The Parque Texcoco project seeks to increase the proportion of green area per capita and the volume of storm water treatment. The project will also contribute to regulate water levels and prevent flooding during extreme storm scenarios. Once completed, Parque Texcoco will become the largest urban park in the world, reclaiming over 35,000 acres for public space and infrastructure. The space will feature recreational areas including more than 500 sport facilities and 115km of bike ways; a site museum, also designed by Echeverria as well as diverse research and service facilities. It will generate more than 11,000 jobs and will help increase and promote environmental education, while reducing the dramatic present condition and its pollution effects on the health of residents of the entire Valley.

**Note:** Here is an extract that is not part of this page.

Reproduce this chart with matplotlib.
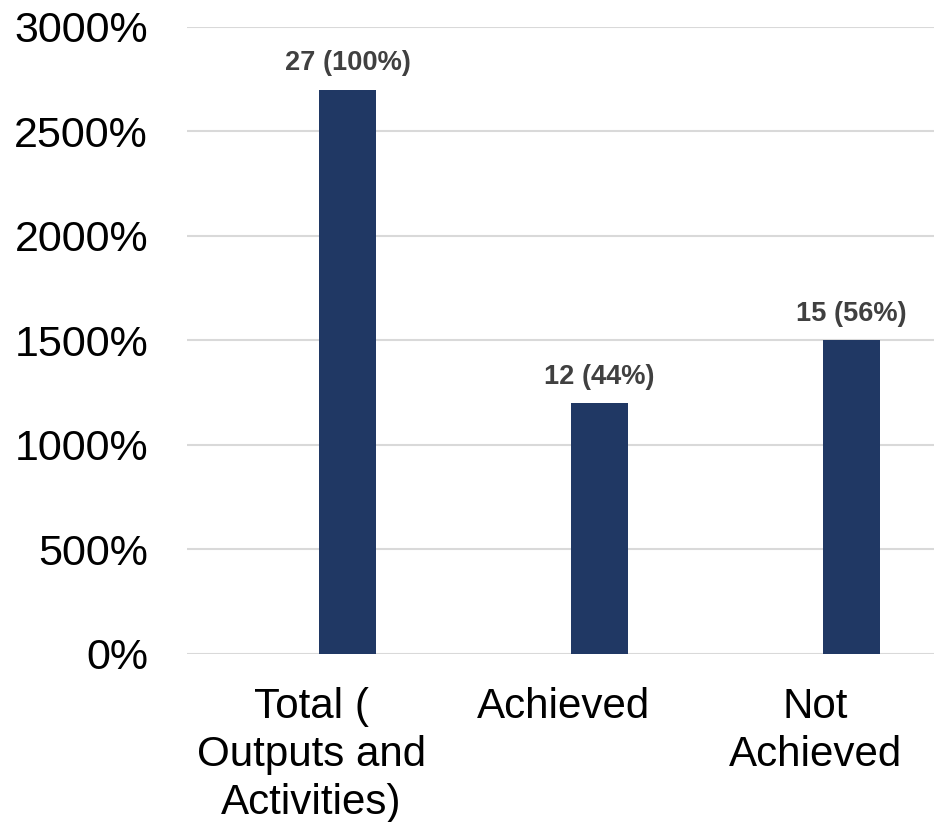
import matplotlib.pyplot as plt

categories = ["Total (\nOutputs and\nActivities)", "Achieved", "Not\nAchieved"]
values = [2700, 1200, 1500]
bar_labels = ["27 (100%)", "12 (44%)", "15 (56%)"]
yticks = [0, 500, 1000, 1500, 2000, 2500, 3000]

plt.rcParams["font.family"] = ["Liberation Sans", "DejaVu Sans"]

fig = plt.figure(figsize=(9.34, 8.22), dpi=100)
ax = fig.add_axes([0.2002, 0.2044, 0.7998, 0.7628])

# bars sit a bit right of the category centre (empty second series slot)
x = list(range(len(categories)))
bar_x = [i + 0.143 for i in x]
bars = ax.bar(bar_x, values, width=0.223, color="#203864", zorder=3)

for bar, text in zip(bars, bar_labels):
    ax.annotate(text, (bar.get_x() + bar.get_width() / 2, bar.get_height()),
                xytext=(0, 13.8), textcoords="offset points",
                ha="center", va="baseline", fontsize=19.6,
                fontweight="bold", color="#404040")

ax.set_xlim(-0.494, 2.47)
ax.set_ylim(0, 3000)
ax.set_yticks(yticks)
ax.set_yticklabels([f"{t}%" for t in yticks])
ax.set_xticks(x)
ax.set_xticklabels(categories, linespacing=1.25)

ax.grid(axis="y", color="#d9d9d9", linewidth=1.5, zorder=0)
ax.tick_params(axis="y", length=0, pad=28, labelsize=31)
ax.tick_params(axis="x", length=0, pad=24, labelsize=30.3)
for side in ["top", "right", "left", "bottom"]:
    ax.spines[side].set_visible(False)

fig.savefig("out.png", dpi=100)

Scheduled to open in Winter 2012, The Papalote Verde Children's Museum, located in Monterrey, Mexico will be an interactive and innovative museum that integrates the latest green technology into a bold and radical architecture. In this project the concept of a "museum" is addressed from a new perspective, as the building itself becomes part of the learning experience. Utilizing his design as a springboard to challenge the concept of the "museum" as a pre-established learning sequence, Echeverria aims for a user-generated experience. An underground space that reduces impact on the environment to a minimum, it also avoids conflict with the functioning of Parque Fundidora by disappearing inside the landscape. It is expected to become Mexico's first LEED Platinum certificate.